We turn to November 11 as a day to take time and honor those that defended our freedom.
Veteran's Day has been a national holiday since 1919 to thank the ones fighting, or that fought for our country, and remembers those that gave all.
Veterans unfolded their garrison hats, placing them atop their heads Sunday as more than just an accessory.
"We come back together just to pay honor to those men and women and to those families," said R.D. Kinsey with the North Little Rock American Legion.
Many of those families Kinsey mentioned have lost loved ones either in battle or along the way in life.
At the state veteran's cemetery in North Little Rock we find Jordan Vonneumann from Lawson, Ark., here to visit her father's tombstone.
"It just makes me feel appreciative about what the people in the Army did for us," she said.
At the state capital Governor Mike Beebe spoke to a group of veterans and those serving our country, explaining the importance all of us have to honor these people every day.

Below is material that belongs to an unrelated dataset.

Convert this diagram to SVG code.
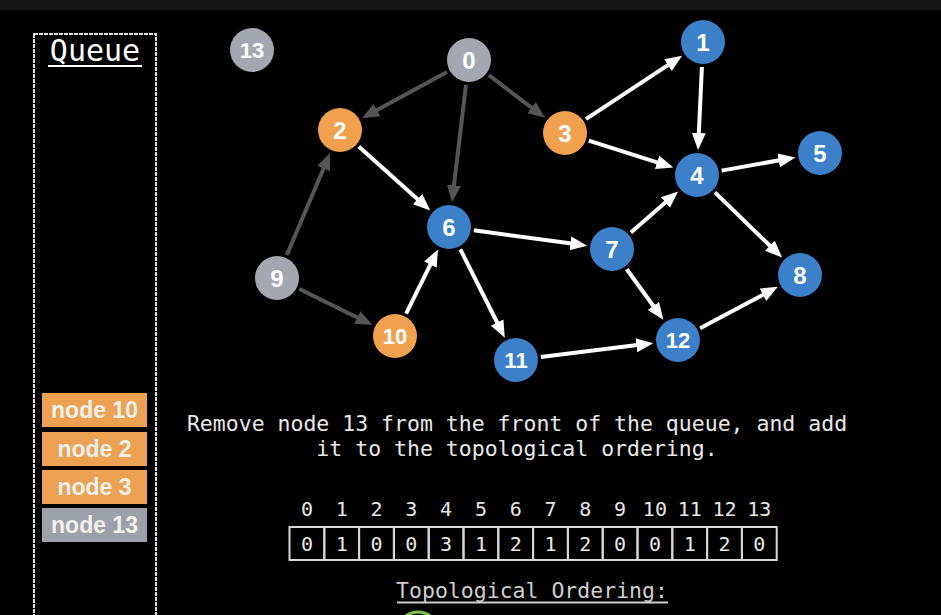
<svg xmlns="http://www.w3.org/2000/svg" width="941" height="615" viewBox="0 0 941 615">
<style>
.bg{fill:#000}
.n circle{stroke:none}
.blue{fill:#3b80c9}
.orange{fill:#f0a04f}
.gray{fill:#a3a8b0}
.nt{font-family:"Liberation Sans",Arial,sans-serif;font-weight:bold;fill:#fff;text-anchor:middle}
.e1{stroke:#fff;stroke-width:4;fill:none}
.e0{stroke:#555;stroke-width:4;fill:none}
.mono{font-family:"DejaVu Sans Mono",monospace;fill:#e8e8e8;text-anchor:middle}
.qi text{font-family:"Liberation Sans",Arial,sans-serif;font-weight:bold;font-size:23px;fill:#f4f0ea;text-anchor:middle}
.cell{fill:none;stroke:#d8d8d8;stroke-width:2}
</style>
<defs>
<marker id="aw" markerUnits="userSpaceOnUse" markerWidth="18" markerHeight="16" refX="5" refY="8" orient="auto"><path d="M0,1 L17,8 L0,15 z" fill="#fff"/></marker>
<marker id="ag" markerUnits="userSpaceOnUse" markerWidth="18" markerHeight="16" refX="5" refY="8" orient="auto"><path d="M0,1 L17,8 L0,15 z" fill="#555"/></marker>
</defs>
<rect class="bg" x="0" y="0" width="941" height="615"/>
<rect x="0" y="0" width="941" height="10" fill="#151515"/>

<g id="queue">
<rect x="34" y="34" width="122" height="600" fill="none" stroke="#e0e0e0" stroke-width="2" stroke-dasharray="4 1"/>
<text class="mono" x="95" y="61" font-size="30" style="fill:#fff">Queue</text>
<line x1="48" y1="66" x2="142" y2="66" stroke="#fff" stroke-width="2"/>
<g class="qi" id="q10"><rect x="42" y="393" width="105" height="34" fill="#eba052"/><text x="94.5" y="418">node 10</text></g>
<g class="qi" id="q2"><rect x="42" y="432" width="105" height="34" fill="#eba052"/><text x="94.5" y="457">node 2</text></g>
<g class="qi" id="q3"><rect x="42" y="470" width="105" height="34" fill="#eba052"/><text x="94.5" y="495">node 3</text></g>
<g class="qi" id="q13"><rect x="42" y="508" width="105" height="34" fill="#9ca1a9"/><text x="94.5" y="533">node 13</text></g>
</g>

<g id="connectors">
<line class="e0" x1="447" y1="71.9" x2="372.5" y2="112.4" marker-end="url(#ag)"/>
<line class="e0" x1="466" y1="84.8" x2="453.4" y2="190.3" marker-end="url(#ag)"/>
<line class="e0" x1="488.9" y1="75.1" x2="535.5" y2="110.6" marker-end="url(#ag)"/>
<line class="e0" x1="286.8" y1="255" x2="325.5" y2="164" marker-end="url(#ag)"/>
<line class="e0" x1="299.4" y1="289" x2="361.8" y2="319.7" marker-end="url(#ag)"/>
<line class="e1" x1="585.9" y1="119.2" x2="672.1" y2="62.4" marker-end="url(#aw)"/>
<line class="e1" x1="588.8" y1="140.6" x2="661.8" y2="163.8" marker-end="url(#aw)"/>
<line class="e1" x1="701.9" y1="67" x2="698.6" y2="138" marker-end="url(#aw)"/>
<line class="e1" x1="721.6" y1="170.6" x2="783.6" y2="159.5" marker-end="url(#aw)"/>
<line class="e1" x1="714.9" y1="192.4" x2="773.5" y2="249.2" marker-end="url(#aw)"/>
<line class="e1" x1="358.7" y1="146.6" x2="421.3" y2="202.4" marker-end="url(#aw)"/>
<line class="e1" x1="406.1" y1="313.6" x2="432.6" y2="260.2" marker-end="url(#aw)"/>
<line class="e1" x1="473.8" y1="230.3" x2="575.3" y2="244.1" marker-end="url(#aw)"/>
<line class="e1" x1="460.3" y1="249.3" x2="499.4" y2="327" marker-end="url(#aw)"/>
<line class="e1" x1="630.9" y1="232.6" x2="669.1" y2="199.3" marker-end="url(#aw)"/>
<line class="e1" x1="626.7" y1="269.3" x2="656.3" y2="310" marker-end="url(#aw)"/>
<line class="e1" x1="540.8" y1="356.9" x2="641.3" y2="344.6" marker-end="url(#aw)"/>
<line class="e1" x1="700.1" y1="328.2" x2="767.3" y2="292.4" marker-end="url(#aw)"/>
</g>

<g id="node13" class="n"><circle class="gray" cx="252" cy="50" r="22"/><text class="nt" x="252" y="58" font-size="22">13</text></g>
<g id="node0" class="n"><circle class="gray" cx="469" cy="60" r="22"/><text class="nt" x="469" y="68.5" font-size="24">0</text></g>
<g id="node1" class="n"><circle class="blue" cx="703" cy="42" r="22"/><text class="nt" x="703" y="50.5" font-size="24">1</text></g>
<g id="node2" class="n"><circle class="orange" cx="340" cy="130" r="22"/><text class="nt" x="340" y="138.5" font-size="24">2</text></g>
<g id="node3" class="n"><circle class="orange" cx="565" cy="133" r="22"/><text class="nt" x="565" y="141.5" font-size="24">3</text></g>
<g id="node4" class="n"><circle class="blue" cx="697" cy="175" r="22"/><text class="nt" x="697" y="183.5" font-size="24">4</text></g>
<g id="node5" class="n"><circle class="blue" cx="820" cy="153" r="22"/><text class="nt" x="820" y="161.5" font-size="24">5</text></g>
<g id="node6" class="n"><circle class="blue" cx="449" cy="227" r="22"/><text class="nt" x="449" y="235.5" font-size="24">6</text></g>
<g id="node7" class="n"><circle class="blue" cx="612" cy="249" r="22"/><text class="nt" x="612" y="257.5" font-size="24">7</text></g>
<g id="node8" class="n"><circle class="blue" cx="800" cy="275" r="22"/><text class="nt" x="800" y="283.5" font-size="24">8</text></g>
<g id="node9" class="n"><circle class="gray" cx="277" cy="278" r="22"/><text class="nt" x="277" y="286.5" font-size="24">9</text></g>
<g id="node10" class="n"><circle class="orange" cx="395" cy="336" r="22"/><text class="nt" x="395" y="344" font-size="22">10</text></g>
<g id="node11" class="n"><circle class="blue" cx="516" cy="360" r="22"/><text class="nt" x="516" y="368" font-size="22">11</text></g>
<g id="node12" class="n"><circle class="blue" cx="678" cy="340" r="22"/><text class="nt" x="678" y="348" font-size="22">12</text></g>

<g id="caption">
<text class="mono" x="517" y="431" font-size="21.5">Remove node 13 from the front of the queue, and add</text>
<text class="mono" x="517" y="456" font-size="21.5">it to the topological ordering.</text>
</g>

<g id="indegree">
<g class="mono" font-size="20">
<text x="306.9" y="516">0</text><text x="341.7" y="516">1</text><text x="376.5" y="516">2</text><text x="411.3" y="516">3</text><text x="446.1" y="516">4</text><text x="480.9" y="516">5</text><text x="515.7" y="516">6</text><text x="550.5" y="516">7</text><text x="585.3" y="516">8</text><text x="620.1" y="516">9</text><text x="654.9" y="516">10</text><text x="689.7" y="516">11</text><text x="724.5" y="516">12</text><text x="759.3" y="516">13</text>
</g>
<g>
<rect class="cell" x="289.5" y="527" width="34.8" height="33"/><rect class="cell" x="324.3" y="527" width="34.8" height="33"/><rect class="cell" x="359.1" y="527" width="34.8" height="33"/><rect class="cell" x="393.9" y="527" width="34.8" height="33"/><rect class="cell" x="428.7" y="527" width="34.8" height="33"/><rect class="cell" x="463.5" y="527" width="34.8" height="33"/><rect class="cell" x="498.3" y="527" width="34.8" height="33"/><rect class="cell" x="533.1" y="527" width="34.8" height="33"/><rect class="cell" x="567.9" y="527" width="34.8" height="33"/><rect class="cell" x="602.7" y="527" width="34.8" height="33"/><rect class="cell" x="637.5" y="527" width="34.8" height="33"/><rect class="cell" x="672.3" y="527" width="34.8" height="33"/><rect class="cell" x="707.1" y="527" width="34.8" height="33"/><rect class="cell" x="741.9" y="527" width="34.8" height="33"/>
</g>
<g class="mono" font-size="20">
<text x="306.9" y="551">0</text><text x="341.7" y="551">1</text><text x="376.5" y="551">0</text><text x="411.3" y="551">0</text><text x="446.1" y="551">3</text><text x="480.9" y="551">1</text><text x="515.7" y="551">2</text><text x="550.5" y="551">1</text><text x="585.3" y="551">2</text><text x="620.1" y="551">0</text><text x="654.9" y="551">0</text><text x="689.7" y="551">1</text><text x="724.5" y="551">2</text><text x="759.3" y="551">0</text>
</g>
</g>

<g id="ordering">
<text class="mono" x="532" y="598" font-size="21.5" style="fill:#cfcfcf">Topological Ordering:</text>
<line x1="397" y1="602.5" x2="668" y2="602.5" stroke="#cfcfcf" stroke-width="2"/>
<circle cx="418" cy="633" r="21" fill="none" stroke="#7cc242" stroke-width="3"/>
</g>
</svg>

"Whether it's merely an act of going across an airport lobby to shake hands with a man or woman who is in uniform; or, whether it's simply an act of saluting a retired vet who has on a cap commemorating their service," Governor Beebe said.
Whether those veterans are still with us or not, their service and memories live on.
"It just makes me think that I miss him and I love him," Vonneumann added.
Veteran's Day is observed as a national holiday Monday and will continue with parades in cities like Russellville, Hot Springs and Van Buren.